Quoting Henry David Thoreau, Malick said, “We need the tonic of wildness.”
Wendie Malick
In addition to Carlson and Malick, Sen. Mary Landrieu, D-La., lead sponsor of S. 727; Rep. Ed Whitfield, R-Ky., co-sponsor of H.R. 503; John Boyd, president of the National Black Farmers Association; Alex Brown, racing industry expert; Keith Windwalker Wainwright, Maryland Coordinator of the Longest Walk Northern Route 2008; Commissioner Red Deer, Deer Clan representative, Maryland commission on Indian Affairs; and Ron Kagan, director of the Detroit Zoological Society, all expressed their support of The HSUS’ efforts.
Landrieu said, “America’s horses are being beaten and dragged across the border into Mexico and Canada so that they can be inhumanely slaughtered for food. I will continue to fight in Congress to end this brutal practice and ensure that American horses will no longer be savagely slaughtered for human consumption.”
“America’s horses are symbolic of the great freedoms this nation offers,” Whitfield said. “These majestic animals are an important part of our culture and I hope that we can soon enact this important legislation to ensure they are no longer inhumanely shipped outside our borders only to meet gruesome ends.”
Kelly Carlson
The Prevention of Equine Cruelty Act of 2009 (H.R. 503/S. 727) was introduced by House Judiciary Committee Chairman Rep.

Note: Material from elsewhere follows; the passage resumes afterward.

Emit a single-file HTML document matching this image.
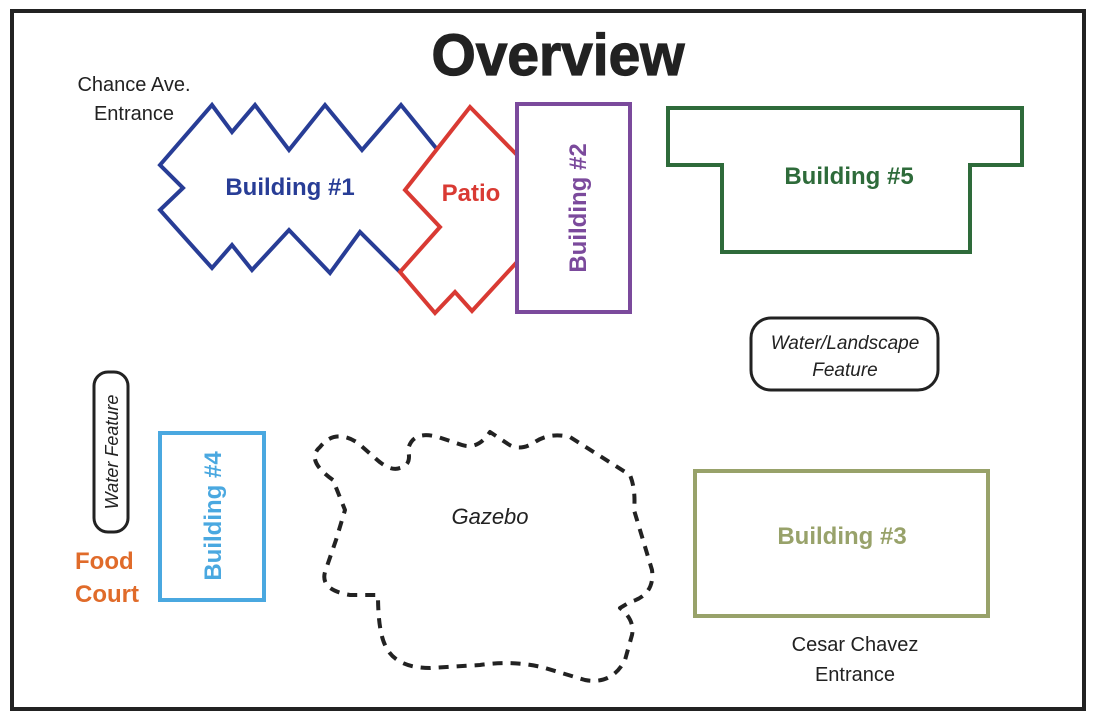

John Conyers, D-Mich., Rep. Dan Burton, R-Ind., Sen. Mary Landrieu, D-La., and Sen. John Ensign, R-Nev., to prevent any horses from being slaughtered here in the United States and to spare horses from being transported over the border to foreign slaughter plants. The legislation has garnered large, bipartisan co-sponsor lists in both the House and Senate and is poised for action. In 2009, more than 90,000 American horses were exported for slaughter — the majority shipped in long-distance transport to Mexico.
While there are currently no operational horse slaughter plants in the United States, tens of thousands of healthy, young American horses are still being trucked thousands of miles without food, water or rest to plants across the border into Mexico and Canada.

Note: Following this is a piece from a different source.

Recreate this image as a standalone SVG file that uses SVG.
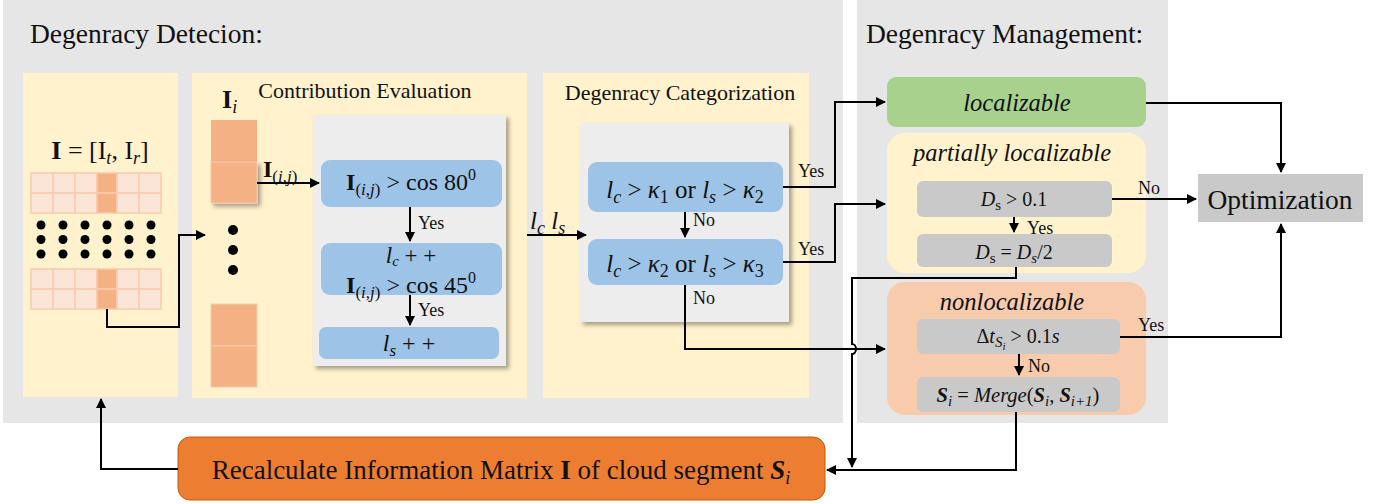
<svg xmlns="http://www.w3.org/2000/svg" width="1380" height="504" viewBox="0 0 1380 504" font-family="'Liberation Serif','Times New Roman',serif">
<defs>
<style>
text{font-family:"Liberation Serif","Times New Roman",serif;fill:#111}
.title{font-size:27.5px}
.sub{font-size:22px}
.m{font-size:24px}
.it{font-style:italic}
.b{font-weight:bold}
.lbl{font-size:18px}
.ln{fill:none;stroke:#000;stroke-width:2}
.lc{fill:#FBE5D6;stroke:#F8CBAD;stroke-width:1.5}
.dc{fill:#F4B183;stroke:#F8CBAD;stroke-width:1.5}
.blue{fill:#9DC3E6}
.gbox{fill:#C9C9C9}
.panel{fill:#FFF2CC}
</style>
<marker id="ah" viewBox="0 0 10 10" refX="9" refY="5" markerWidth="5" markerHeight="5" orient="auto-start-reverse" markerUnits="strokeWidth">
<path d="M0,0 L10,5 L0,10 z" fill="#000"/>
</marker>
<filter id="sh" x="-10%" y="-10%" width="130%" height="130%">
<feDropShadow dx="3" dy="3" stdDeviation="2" flood-color="#000" flood-opacity="0.35"/>
</filter>
</defs>
<rect width="1380" height="504" fill="#fff"/>
<rect x="3" y="0" width="840" height="423" fill="#E7E6E6"/>
<rect x="857" y="0" width="311" height="423" fill="#E7E6E6"/>
<text class="title" x="30" y="43">Degenracy Detecion:</text>
<text class="title" x="866" y="43">Degenracy Management:</text>

<g id="matrix">
<rect class="panel" x="23" y="73" width="155" height="324"/>
<text x="100" y="159" text-anchor="middle" font-size="26"><tspan class="b">I</tspan> = [I<tspan class="it" font-size="18" dy="5">t</tspan><tspan dy="-5">, I</tspan><tspan class="it" font-size="18" dy="5">r</tspan><tspan dy="-5">]</tspan></text>
<g>
<rect class="lc" x="31" y="173" width="22" height="20"/><rect class="lc" x="53" y="173" width="22" height="20"/><rect class="lc" x="75" y="173" width="22" height="20"/><rect class="dc" x="97" y="173" width="20" height="20"/><rect class="lc" x="117" y="173" width="22" height="20"/><rect class="lc" x="139" y="173" width="22" height="20"/>
<rect class="lc" x="31" y="193" width="22" height="20"/><rect class="lc" x="53" y="193" width="22" height="20"/><rect class="lc" x="75" y="193" width="22" height="20"/><rect class="dc" x="97" y="193" width="20" height="20"/><rect class="lc" x="117" y="193" width="22" height="20"/><rect class="lc" x="139" y="193" width="22" height="20"/>
</g>
<g fill="#000">
<circle cx="41" cy="225" r="4.5"/><circle cx="63" cy="225" r="4.5"/><circle cx="85" cy="225" r="4.5"/><circle cx="107" cy="225" r="4.5"/><circle cx="129" cy="225" r="4.5"/><circle cx="151" cy="225" r="4.5"/>
<circle cx="41" cy="239.5" r="4.5"/><circle cx="63" cy="239.5" r="4.5"/><circle cx="85" cy="239.5" r="4.5"/><circle cx="107" cy="239.5" r="4.5"/><circle cx="129" cy="239.5" r="4.5"/><circle cx="151" cy="239.5" r="4.5"/>
<circle cx="41" cy="254" r="4.5"/><circle cx="63" cy="254" r="4.5"/><circle cx="85" cy="254" r="4.5"/><circle cx="107" cy="254" r="4.5"/><circle cx="129" cy="254" r="4.5"/><circle cx="151" cy="254" r="4.5"/>
</g>
<g>
<rect class="lc" x="31" y="269" width="22" height="20"/><rect class="lc" x="53" y="269" width="22" height="20"/><rect class="lc" x="75" y="269" width="22" height="20"/><rect class="dc" x="97" y="269" width="20" height="20"/><rect class="lc" x="117" y="269" width="22" height="20"/><rect class="lc" x="139" y="269" width="22" height="20"/>
<rect class="lc" x="31" y="289" width="22" height="20"/><rect class="lc" x="53" y="289" width="22" height="20"/><rect class="lc" x="75" y="289" width="22" height="20"/><rect class="dc" x="97" y="289" width="20" height="20"/><rect class="lc" x="117" y="289" width="22" height="20"/><rect class="lc" x="139" y="289" width="22" height="20"/>
</g>
</g>

<g id="contribution">
<rect class="panel" x="192" y="73" width="335" height="325"/>
<text class="sub" x="365" y="98" text-anchor="middle">Contribution Evaluation</text>
<text x="222" y="108" font-size="26"><tspan class="b">I</tspan><tspan class="it" font-size="18" dy="5">i</tspan></text>
<rect x="211" y="120" width="46" height="42" fill="#F4B183"/>
<rect x="211" y="162" width="46" height="41" fill="#F4B183" stroke="#F8CBAD" stroke-width="1" filter="url(#sh)"/>
<g fill="#000"><circle cx="233" cy="230" r="5"/><circle cx="233" cy="250" r="5"/><circle cx="233" cy="270" r="5"/></g>
<rect x="211" y="304" width="46" height="42" fill="#F4B183" stroke="#F8CBAD" stroke-width="1"/>
<rect x="211" y="346" width="46" height="41" fill="#F4B183" stroke="#F8CBAD" stroke-width="1"/>
<text x="263" y="177" font-size="24"><tspan class="b">I</tspan><tspan font-size="17" dy="5">(<tspan class="it">i</tspan>,<tspan class="it">j</tspan>)</tspan></text>
<rect x="313" y="115" width="193" height="251" fill="#EDEDED" filter="url(#sh)"/>
<rect class="blue" x="321" y="160" width="181" height="47" rx="9"/>
<text class="m" x="411" y="190" text-anchor="middle"><tspan class="b">I</tspan><tspan font-size="17" dy="5">(<tspan class="it">i</tspan>,<tspan class="it">j</tspan>)</tspan><tspan dy="-5"> &gt; cos 80</tspan><tspan font-size="16" dy="-10">0</tspan></text>
<rect class="blue" x="321" y="243" width="181" height="52" rx="9"/>
<text x="411" y="263" text-anchor="middle" font-size="23"><tspan class="it">l</tspan><tspan class="it" font-size="15" dy="3">c</tspan><tspan dy="-3"> +  +</tspan></text>
<text class="m" x="411" y="293" text-anchor="middle"><tspan class="b">I</tspan><tspan font-size="17" dy="5">(<tspan class="it">i</tspan>,<tspan class="it">j</tspan>)</tspan><tspan dy="-5"> &gt; cos 45</tspan><tspan font-size="16" dy="-10">0</tspan></text>
<rect class="blue" x="319" y="327" width="180" height="32" rx="7"/>
<text class="m" x="409" y="351" text-anchor="middle"><tspan class="it">l</tspan><tspan class="it" font-size="17" dy="5">s</tspan><tspan dy="-5"> +  +</tspan></text>
<text class="lbl" x="418" y="229">Yes</text>
<text class="lbl" x="418" y="316">Yes</text>
</g>

<g id="categorization">
<rect class="panel" x="543" y="73" width="266" height="325"/>
<text class="sub" x="680" y="100" text-anchor="middle">Degenracy Categorization</text>
<rect x="580" y="123" width="209" height="199" fill="#EDEDED" filter="url(#sh)"/>
<rect class="blue" x="588" y="162" width="195" height="50" rx="9"/>
<text x="685" y="198" text-anchor="middle" font-size="25"><tspan class="it">l</tspan><tspan class="it" font-size="18" dy="5">c</tspan><tspan dy="-5"> &gt; </tspan><tspan class="it">κ</tspan><tspan font-size="18" dy="5">1</tspan><tspan dy="-5"> or </tspan><tspan class="it">l</tspan><tspan class="it" font-size="18" dy="5">s</tspan><tspan dy="-5"> &gt; </tspan><tspan class="it">κ</tspan><tspan font-size="18" dy="5">2</tspan></text>
<rect class="blue" x="588" y="239" width="195" height="46" rx="9"/>
<text x="685" y="272" text-anchor="middle" font-size="25"><tspan class="it">l</tspan><tspan class="it" font-size="18" dy="5">c</tspan><tspan dy="-5"> &gt; </tspan><tspan class="it">κ</tspan><tspan font-size="18" dy="5">2</tspan><tspan dy="-5"> or </tspan><tspan class="it">l</tspan><tspan class="it" font-size="18" dy="5">s</tspan><tspan dy="-5"> &gt; </tspan><tspan class="it">κ</tspan><tspan font-size="18" dy="5">3</tspan></text>
<text class="lbl" x="693" y="226">No</text>
<text class="lbl" x="693" y="304">No</text>
<text class="lbl" x="798" y="177">Yes</text>
<text class="lbl" x="798" y="255">Yes</text>
<text x="530" y="229" font-size="25"><tspan class="it">l</tspan><tspan class="it" font-size="18" dy="5">c</tspan><tspan dy="-5" class="it"> l</tspan><tspan class="it" font-size="18" dy="5">s</tspan></text>
</g>

<g id="localizable">
<rect x="887" y="77" width="259" height="50" rx="9" fill="#A9D18E"/>
<text class="it" x="1017" y="111" text-anchor="middle" font-size="24.5">localizable</text>
</g>

<g id="partially">
<rect x="887" y="133" width="259" height="140" rx="18" fill="#FFF2CC"/>
<text class="it" x="1012" y="161" text-anchor="middle" font-size="24.5">partially localizable</text>
<rect class="gbox" x="917" y="181" width="195" height="36" rx="6"/>
<text x="1014" y="206" text-anchor="middle" font-size="20"><tspan class="it">D</tspan><tspan font-size="15" dy="4">s</tspan><tspan dy="-4"> &gt; 0.1</tspan></text>
<rect class="gbox" x="917" y="234" width="195" height="33" rx="6"/>
<text x="1014" y="259" text-anchor="middle" font-size="20"><tspan class="it">D</tspan><tspan font-size="15" dy="4">s</tspan><tspan dy="-4"> = </tspan><tspan class="it">D</tspan><tspan class="it" font-size="15" dy="4">s</tspan><tspan dy="-4">/2</tspan></text>
<text class="lbl" x="1027" y="234">Yes</text>
</g>

<g id="nonlocalizable">
<rect x="887" y="282" width="259" height="133" rx="18" fill="#F8CBAD"/>
<text class="it" x="1012" y="310" text-anchor="middle" font-size="24.5">nonlocalizable</text>
<rect class="gbox" x="917" y="319" width="203" height="35" rx="6"/>
<text x="1018" y="343" text-anchor="middle" font-size="20">Δ<tspan class="it">t</tspan><tspan class="it" font-size="15" dy="4">S</tspan><tspan class="it" font-size="11" dy="3">i</tspan><tspan dy="-7"> &gt; 0.1</tspan><tspan class="it">s</tspan></text>
<rect class="gbox" x="917" y="377" width="203" height="35" rx="6"/>
<text x="1018" y="402" text-anchor="middle" font-size="20.5"><tspan class="b it">S</tspan><tspan class="it" font-size="15" dy="4">i</tspan><tspan dy="-4"> = </tspan><tspan class="it">Merge</tspan>(<tspan class="b it">S</tspan><tspan class="it" font-size="15" dy="4">i</tspan><tspan dy="-4">, </tspan><tspan class="b it">S</tspan><tspan class="it" font-size="15" dy="4">i+1</tspan><tspan dy="-4">)</tspan></text>
<text class="lbl" x="1028" y="372">No</text>
</g>

<g id="optimization">
<rect class="gbox" x="1198" y="174" width="165" height="48"/>
<text x="1280" y="209" text-anchor="middle" font-size="27.5">Optimization</text>
<text class="lbl" x="1138" y="194">No</text>
<text class="lbl" x="1138" y="331">Yes</text>
</g>

<g id="recalculate">
<rect x="178" y="437" width="647" height="63" rx="12" fill="#ED7D31" stroke="#C55A11" stroke-width="1"/>
<text x="501" y="479" text-anchor="middle" font-size="27">Recalculate Information Matrix <tspan class="b">I</tspan> of cloud segment <tspan class="b it">S</tspan><tspan class="it" font-size="18" dy="5">i</tspan></text>
</g>

<g id="connectors">
<path class="ln" d="M107,309 V327 H179 V235 H205" marker-end="url(#ah)"/>
<path class="ln" d="M257,183 H319" marker-end="url(#ah)"/>
<path class="ln" d="M410,207 V241" marker-end="url(#ah)"/>
<path class="ln" d="M410,295 V325" marker-end="url(#ah)"/>
<path class="ln" d="M527,235 H586" marker-end="url(#ah)"/>
<path class="ln" d="M685,212 V237" marker-end="url(#ah)"/>
<path class="ln" d="M783,187 H835 V102 H885" marker-end="url(#ah)"/>
<path class="ln" d="M783,262 H835 V204 H885" marker-end="url(#ah)"/>
<path class="ln" d="M685,285 V349 H885" marker-end="url(#ah)"/>
<path class="ln" d="M1016,267 V278 H852 V344 a4,5 0 0 1 0,10 V467" marker-end="url(#ah)"/>
<path class="ln" d="M1016,412 V470 H827" marker-end="url(#ah)"/>
<path class="ln" d="M178,469 H101 V399" marker-end="url(#ah)"/>
<path class="ln" d="M1014,217 V232" marker-end="url(#ah)"/>
<path class="ln" d="M1019,354 V375" marker-end="url(#ah)"/>
<path class="ln" d="M1146,103 H1281 V172" marker-end="url(#ah)"/>
<path class="ln" d="M1112,199 H1196" marker-end="url(#ah)"/>
<path class="ln" d="M1120,337 H1281 V224" marker-end="url(#ah)"/>
</g>
</svg>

Documentation uncovered by horse welfare advocates demonstrates that the plants in the United States were equally inhumane and riddled with tremendous abuse. There is no humane way to slaughter horses for human consumption, and Americans are horrified to find out that all kinds of American horses — former show horses, race horses, lesson ponies, even wild horses and heavily pregnant mares — meet this fate. Individuals who own horses must take responsibility for the proper care of their horses. If they cannot fulfill their basic obligation to provide lifetime care, then their options include adoption to new families, placement in equine sanctuaries or humane euthanasia.
“Horse slaughter is cruel, and is by no means humane: Horses suffer immensely while being transported in cramped carriers to foreign slaughterhouses, and, when they arrive, meet a grisly death unfit for these loyal and noble creatures,” said Wayne Pacelle, The HSUS’ president and CEO.